As they talked, Nanny’s breath grew shorter and she got tired. The nurse came and gave her the last medicine of the night around ten o’clock. Joyce turned out the lights and made herself as comfortable as she could be in one of the vinyl chairs. She watched Nanny silently for more than an hour, listening to her raspy, halting breaths and marking the severe changes in her mother.

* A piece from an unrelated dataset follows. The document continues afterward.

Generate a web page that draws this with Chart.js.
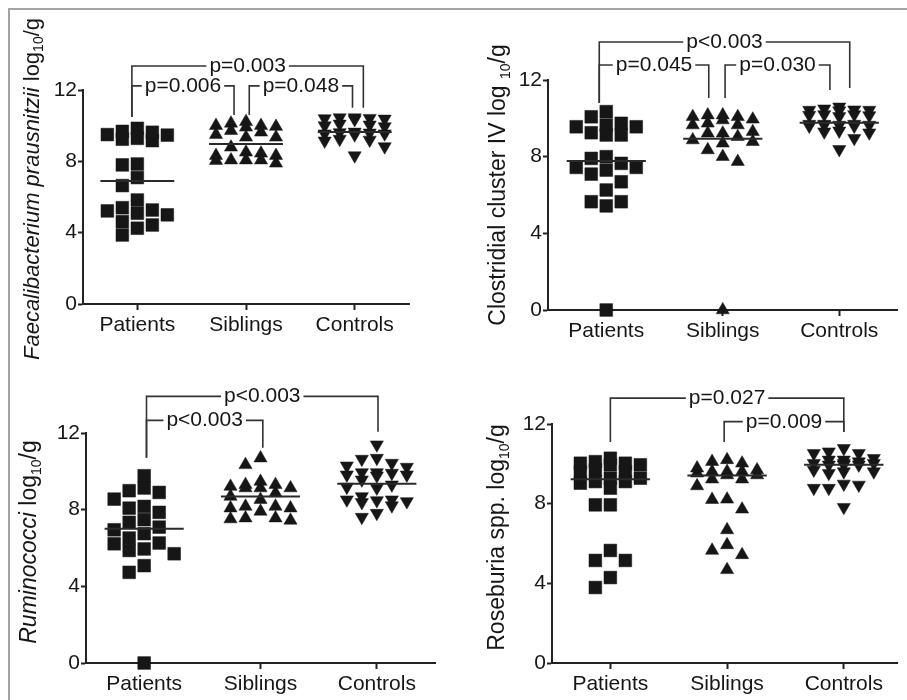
<!DOCTYPE html>
<html><head><meta charset="utf-8">
<script src="https://cdn.jsdelivr.net/npm/chart.js@4.4.1/dist/chart.umd.min.js"></script>
<style>
body{margin:0;background:#fff;width:907px;height:700px;overflow:hidden;position:relative;font-family:'Liberation Sans',Arial,sans-serif}
canvas{position:absolute}
#frame{position:absolute;left:8px;top:8px;width:905px;height:700px;border-top:2px solid #a3a3a3;border-left:2px solid #a3a3a3}
</style></head><body>
<div id="frame"></div>
<canvas id="c1" width="440" height="360" style="left:10px;top:10px"></canvas>
<canvas id="c2" width="454" height="360" style="left:453px;top:10px"></canvas>
<canvas id="c3" width="440" height="330" style="left:10px;top:370px"></canvas>
<canvas id="c4" width="454" height="330" style="left:453px;top:370px"></canvas>
<script>
// ---------- DATA ----------
const groups = ['Patients', 'Siblings', 'Controls'];
const yTicks = [0, 4, 8, 12];

// Faecalibacterium prausnitzii
const faecaliPatients = [9.85, 9.47, 9.68, 9.24, 9.16, 9.63, 9.29, 9.50, 7.80, 7.85, 7.09, 6.64, 5.83, 5.22, 5.40, 5.00, 4.43, 4.62, 3.87, 5.09, 4.25, 5.27];
const faecaliSiblings = [9.95, 9.50, 9.91, 9.35, 10.13, 9.63, 10.0, 9.72, 9.35, 10.22, 10.0, 8.07, 8.51, 8.07, 8.32, 8.79, 7.89, 8.32, 8.07, 8.45, 8.04];
const faecaliControls = [10.45, 10.40, 10.42, 10.38, 10.45, 10.35, 10.05, 10.0, 10.1, 9.95, 9.60, 9.55, 9.65, 9.50, 9.62, 9.55, 9.20, 9.25, 9.15, 8.83, 8.32];
const faecaliMedians = [6.9, 8.97, 9.65];

// Clostridial cluster IV
const clostPatients = [10.35, 10.08, 9.74, 9.65, 9.56, 9.56, 9.25, 9.13, 9.13, 7.91, 7.30, 7.65, 8.0, 7.44, 7.44, 7.09, 6.69, 6.26, 5.65, 5.43, 5.65, 0];
const clostSiblings = [9.95, 10.08, 10.17, 10.08, 10.17, 9.91, 9.65, 9.65, 9.74, 9.22, 9.30, 9.22, 8.87, 8.70, 8.78, 9.04, 8.35, 8.0, 7.74, 0];
const clostControls = [10.6, 10.45, 10.43, 10.5, 10.4, 10.43, 10.2, 10.17, 10.15, 10.1, 10.2, 9.7, 9.65, 9.6, 9.7, 9.65, 9.6, 9.7, 9.65, 9.35, 9.3, 9.25, 8.96, 8.38];
const clostMedians = [7.78, 8.93, 9.77];

// Ruminococci
const rumiPatients = [9.77, 9.13, 8.99, 8.90, 8.55, 8.17, 8.08, 7.86, 7.48, 7.34, 7.09, 6.95, 6.75, 6.52, 6.26, 6.22, 5.95, 5.87, 5.70, 5.08, 4.73, 0];
const rumiSiblings = [10.69, 10.34, 9.30, 9.13, 9.13, 9.47, 9.30, 9.21, 9.13, 8.87, 8.69, 8.52, 7.91, 8.17, 8.08, 8.08, 8.17, 7.51, 7.56, 7.44, 7.56];
const rumiControls = [11.39, 10.69, 10.64, 10.43, 10.29, 10.22, 9.94, 9.91, 9.94, 9.82, 9.77, 9.82, 9.56, 9.30, 9.18, 9.13, 8.69, 8.52, 8.48, 8.43, 8.38, 8.21, 8.52, 7.82, 7.61];
const rumiMedians = [7.0, 8.69, 9.35];

// Roseburia spp.
const rosePatients = [10.28, 10.11, 10.03, 10.03, 9.95, 9.95, 9.70, 9.61, 9.60, 9.28, 9.28, 9.11, 9.11, 9.03, 8.78, 7.94, 7.94, 5.65, 5.15, 5.15, 4.29, 3.79];
const roseSiblings = [10.11, 9.61, 9.44, 9.53, 9.69, 9.61, 10.03, 9.61, 9.78, 10.20, 9.44, 9.23, 9.23, 8.89, 8.20, 8.22, 7.72, 6.68, 5.93, 5.65, 5.43, 4.68];
const roseControls = [10.78, 10.53, 10.61, 10.53, 10.03, 9.95, 10.03, 10.11, 10.20, 10.20, 10.28, 10.03, 9.95, 9.95, 9.61, 9.61, 9.69, 9.53, 8.99, 8.78, 8.78, 8.94, 7.82];
const roseMedians = [9.23, 9.41, 9.95];

// p-value comparisons
const faecaliP = ['p=0.003', 'p=0.006', 'p=0.048'];
const clostP = ['p<0.003', 'p=0.045', 'p=0.030'];
const rumiP = ['p<0.003', 'p<0.003'];
const roseP = ['p=0.027', 'p=0.009'];

// ---------- HELPERS ----------
const INK = '#161616';
const FONT = "'Liberation Sans', Arial, sans-serif";

// deterministic column-based dot layout (pixel space, max 5 columns), returns x offsets in px
function swarmOffsets(values, pxY, colPx, thr) {
  const order = values.map((v, i) => i).sort((a, b) => values[b] - values[a]);
  const seq = [0, -1, 1, -2, 2];
  const cols = {};
  seq.forEach(k => { cols[k] = []; });
  const off = new Array(values.length).fill(0);
  for (const i of order) {
    const y = values[i] * pxY;
    let best = null, bestGap = -1;
    for (const k of seq) {
      const gap = cols[k].reduce((m, yy) => Math.min(m, Math.abs(yy - y)), Infinity);
      if (gap >= thr) { best = k; break; }
      if (gap > bestGap + 0.5) { bestGap = gap; best = k; }
    }
    cols[best].push(y);
    off[i] = best * colPx;
  }
  return off;
}

const bracketPlugin = {
  id: 'brackets',
  afterDraw(chart) {
    const cfg = chart.options.plugins.brackets;
    if (!cfg) return;
    const ctx = chart.ctx, xs = chart.scales.x, ys = chart.scales.y;
    ctx.save();
    ctx.strokeStyle = '#333'; ctx.lineWidth = 1.6; ctx.fillStyle = INK;
    ctx.font = '21px ' + FONT; ctx.textAlign = 'center'; ctx.textBaseline = 'alphabetic';
    for (const b of cfg.items) {
      const x1 = xs.getPixelForValue(b.x1), x2 = xs.getPixelForValue(b.x2);
      const y = ys.getPixelForValue(b.y), yl = ys.getPixelForValue(b.yl), yr = ys.getPixelForValue(b.yr);
      const mid = (x1 + x2) / 2, tw = ctx.measureText(b.text).width;
      ctx.beginPath();
      ctx.moveTo(x1, yl); ctx.lineTo(x1, y); ctx.lineTo(mid - tw / 2 - 3, y);
      ctx.moveTo(mid + tw / 2 + 3, y); ctx.lineTo(x2, y); ctx.lineTo(x2, yr);
      ctx.stroke();
      ctx.fillText(b.text, mid, y + 6);
    }
    ctx.restore();
  }
};

const yTitlePlugin = {
  id: 'ytitle',
  afterDraw(chart) {
    const t = chart.options.plugins.ytitle;
    if (!t) return;
    const ctx = chart.ctx, a = chart.chartArea;
    const cx = a.left + t.dx, cy = (a.top + a.bottom) / 2 + t.dy;
    const size = t.size, sub = Math.round(size * 0.62);
    const segs = t.segments.map(s => {
      const f = (s.italic ? 'italic ' : '') + (s.sub ? sub : size) + 'px ' + FONT;
      ctx.font = f;
      return { ...s, f, w: ctx.measureText(s.text).width };
    });
    const total = segs.reduce((s, g) => s + g.w, 0);
    ctx.save();
    ctx.translate(cx, cy); ctx.rotate(-Math.PI / 2);
    ctx.fillStyle = INK; ctx.textBaseline = 'middle'; ctx.textAlign = 'left';
    let x = -total / 2;
    for (const s of segs) {
      ctx.font = s.f;
      ctx.fillText(s.text, x, s.sub ? size * 0.3 : 0);
      x += s.w;
    }
    ctx.restore();
  }
};

function makePanel(id, p) {
  const styles = [
    { pointStyle: 'rect', radius: 9, rotation: 0 },
    { pointStyle: 'triangle', radius: 7.6, rotation: 0 },
    { pointStyle: 'triangle', radius: 7.6, rotation: 180 }
  ];
  const datasets = [];
  p.series.forEach((vals, g) => {
    datasets.push({
      data: vals.map(v => ({ x: g, y: v })),
      pointStyle: styles[g].pointStyle, pointRadius: styles[g].radius, pointRotation: styles[g].rotation,
      backgroundColor: INK, borderColor: INK, pointBorderWidth: 0.5, clip: false, order: 1
    });
  });
  p.medians.forEach((m, g) => {
    datasets.push({
      data: [{ x: g - 0.34, y: m }, { x: g + 0.34, y: m }],
      showLine: true, pointRadius: 0, borderColor: '#2a2a2a', borderWidth: 2, clip: false, order: 0
    });
  });
  const chart = new Chart(document.getElementById(id), {
    type: 'scatter',
    data: { datasets },
    plugins: [bracketPlugin, yTitlePlugin],
    options: {
      responsive: false, animation: false, devicePixelRatio: 1,
      layout: { padding: p.padding },
      plugins: {
        legend: { display: false }, tooltip: { enabled: false },
        brackets: { items: p.brackets },
        ytitle: p.title
      },
      scales: {
        x: {
          type: 'linear', min: -0.5, max: p.xmax,
          afterBuildTicks: s => { s.ticks = groups.map((g, i) => ({ value: i })); },
          afterFit: s => { s.height = p.xh; },
          ticks: { callback: v => groups[v], font: { size: 21, family: FONT }, color: INK, padding: 3, maxRotation: 0, autoSkip: false },
          grid: { display: true, drawOnChartArea: false, drawTicks: true, tickLength: 6, tickColor: '#222', tickWidth: 2, color: '#222' },
          border: { display: true, color: '#222', width: 2 }
        },
        y: {
          min: 0, max: 12,
          afterBuildTicks: s => { s.ticks = yTicks.map(v => ({ value: v })); },
          afterFit: s => { s.width = 40; },
          ticks: { font: { size: 21, family: FONT }, color: INK, padding: 1 },
          grid: { display: true, drawOnChartArea: false, drawTicks: true, tickLength: 5, tickColor: '#222', tickWidth: 2, color: '#222' },
          border: { display: true, color: '#222', width: 2 }
        }
      }
    }
  });
  const xs = chart.scales.x, ys = chart.scales.y;
  const pxCat = xs.getPixelForValue(1) - xs.getPixelForValue(0);
  const pxY = Math.abs(ys.getPixelForValue(0) - ys.getPixelForValue(1));
  p.series.forEach((vals, g) => {
    const off = swarmOffsets(vals, pxY, 15, 12);
    chart.data.datasets[g].data = vals.map((v, i) => ({ x: g + off[i] / pxCat, y: v }));
  });
  chart.update('none');
  return chart;
}

makePanel('c1', {
  series: [faecaliPatients, faecaliSiblings, faecaliControls], medians: faecaliMedians,
  padding: { left: 33, top: 80, right: 41, bottom: 26 }, xh: 40, xmax: 2.5,
  title: { dx: -50, dy: -8, size: 22, segments: [
    { text: 'Faecalibacterium prausnitzii', italic: true }, { text: ' log' }, { text: '10', sub: true }, { text: '/g' }] },
  brackets: [
    { x1: -0.05, x2: 2.08, y: 13.35, yl: 10.49, yr: 11.0, text: faecaliP[0] },
    { x1: -0.05, x2: 0.89, y: 12.23, yl: 10.49, yr: 10.6, text: faecaliP[1] },
    { x1: 1.03, x2: 1.98, y: 12.23, yl: 10.6, yr: 11.0, text: faecaliP[2] }
  ]
});

makePanel('c2', {
  series: [clostPatients, clostSiblings, clostControls], medians: clostMedians,
  padding: { left: 55, top: 70, right: 9, bottom: 20 }, xh: 40, xmax: 2.5,
  title: { dx: -49, dy: -10, size: 23, segments: [
    { text: 'Clostridial cluster IV log ' }, { text: '10', sub: true }, { text: '/g' }] },
  brackets: [
    { x1: -0.06, x2: 2.09, y: 13.98, yl: 10.8, yr: 11.58, text: clostP[0] },
    { x1: -0.06, x2: 0.88, y: 12.78, yl: 10.8, yr: 11.06, text: clostP[1] },
    { x1: 1.02, x2: 1.92, y: 12.78, yl: 11.06, yr: 11.48, text: clostP[2] }
  ]
});

makePanel('c3', {
  series: [rumiPatients, rumiSiblings, rumiControls], medians: rumiMedians,
  padding: { left: 36, top: 63, right: 15, bottom: 0 }, xh: 37, xmax: 2.5,
  title: { dx: -56, dy: -6, size: 23, segments: [
    { text: 'Ruminococci', italic: true }, { text: ' log' }, { text: '10', sub: true }, { text: '/g' }] },
  brackets: [
    { x1: 0.02, x2: 2.01, y: 13.91, yl: 10.71, yr: 12.07, text: rumiP[0] },
    { x1: 0.02, x2: 1.02, y: 12.66, yl: 10.71, yr: 11.23, text: rumiP[1] }
  ]
});

makePanel('c4', {
  series: [rosePatients, roseSiblings, roseControls], medians: roseMedians,
  padding: { left: 59, top: 54, right: 0, bottom: 0 }, xh: 37, xmax: 2.46,
  title: { dx: -54, dy: -6, size: 23, segments: [
    { text: 'Roseburia spp. log' }, { text: '10', sub: true }, { text: '/g' }] },
  brackets: [
    { x1: 0, x2: 2.0, y: 13.3, yl: 11.1, yr: 11.6, text: roseP[0] },
    { x1: 0.975, x2: 2.0, y: 12.12, yl: 11.1, yr: 11.6, text: roseP[1] }
  ]
});
</script>
</body></html>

As Joyce drifted into that lonely valley between asleep and awake, she saw herself playing with Rudy, her old hound dog, in the back yard of the house on Fielden. Across the half-acre garden a cat was harassing the birds that lived in the birdhouse attached on a pole to one of the posts of the back fence. Nanny came out on the back steps and said, “Rudy, go keep that cat away from them birds.” Rudy left Joyce and ran around the edge of the garden, straight toward the stray cat. But the cat was out of reach on top of the fence post and Rudy had to settle for barking before he came back to play. “That cat just won’t leave them poor birds alone,” Nanny said. She went back into the house and came out with Papa’s .22 rifle. She drew a bead on the cat and killed it with one shot clean through the head. Joyce startled awake and she couldn’t hear Nanny breathing anymore.

At Nanny’s funeral, Joyce thought her father had seemed to shrink. His shoulders were stooped and his chest looked caved in, like someone you couldn’t see had him in a bear hug. Throughout the funeral at the big Baptist church downtown, she kept watching her father and waiting for him to be released from the hug.

Then the preacher started talking about Nanny. Joyce hardly heard the words. Instead her mind saw a picture of Nanny in the kitchen. She stood, slim-waisted again in one of her simple homemade dresses without the oxygen cord, looking through the kitchen window above the sink at her husband out in the garden. Tyson was in his undershirt, his strong arms bigger than Joyce had ever seen, plowing the rows for the corn.